Wednesday, March 23, 2011
Patricia Reily Connects Vets with Internships
Her new role in the College of Engineering partners student veterans with interships throughout San Diego.
Engineering-209 has been transformed to a welcoming office with magazines, cookies and a welcome sign on the door thanks to Patricia Reily, the room’s new occupant.
Reily is the College of Engineering’s new veterans’ internship coordinator, a position funded through the National Science Foundation SERVICE (Success in Engineering through Internship and Career Experience) grant.
Matchmaker of sorts
The SERVICE Program’s goal is to place engineering veteran students into internships with industry partners. Reily’s focus is to develop solid relationships with companies who can benefit from the employment of veterans. She will then place engineering students who are military veterans in internships that are right for them.
“It’s a win-win,” Reily said of the benefits to both students and industry. “I feel like a Hollywood talent agent.”
Her goal is to not only help engineering veteran students improve their futures, but to positively impact the future of San Diego’s engineering industry.
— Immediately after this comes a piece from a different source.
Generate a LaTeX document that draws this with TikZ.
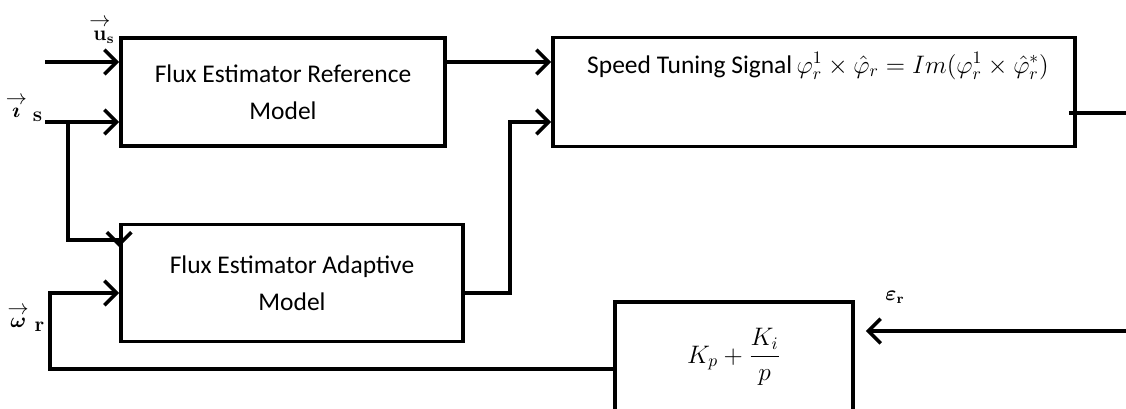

From journalist to the military
A Minnesota native, Reily is a graduate of the University of Minnesota’s journalism program. She worked for a weekly newspaper in Minnesota where she contributed to photography, ad copy, writing, design and management before she decided to join the U.S. Navy.
In the Navy, Reily attended officer candidate school in Newport, RI, and was then stationed in the San Francisco Bay area as an educational services officer. The Navy then sent Reily to the Navy Post Graduate School in Monterey, where she received a master's degree in management. She wrote the Navy’s first policy on sexual harassment as part of her master’s thesis. She also received a master's degree in strategic planning from the Naval War College in Newport, RI.
After 20 years in the Navy and living in places like London, Japan and the Philippines, Reily retired as a Navy commander. After leaving the Navy, she worked for Americorps, and moved to San Francisco to pursue a doctorate degree in education at the University of San Francisco. While there, she founded and ran a program where university students served as tutors and mentors for children living in affordable housing complexes.
More about Reily
Reily moved back to San Diego a few years ago. Along with her new position in the College of Engineering, she teaches organizational behavior at the University of San Diego and is publishing a book that collects leadership stories from people in the Navy.
When Reily does have spare time, she likes spending time with family and friends, cooking, reading, going to the movies and walking her dog.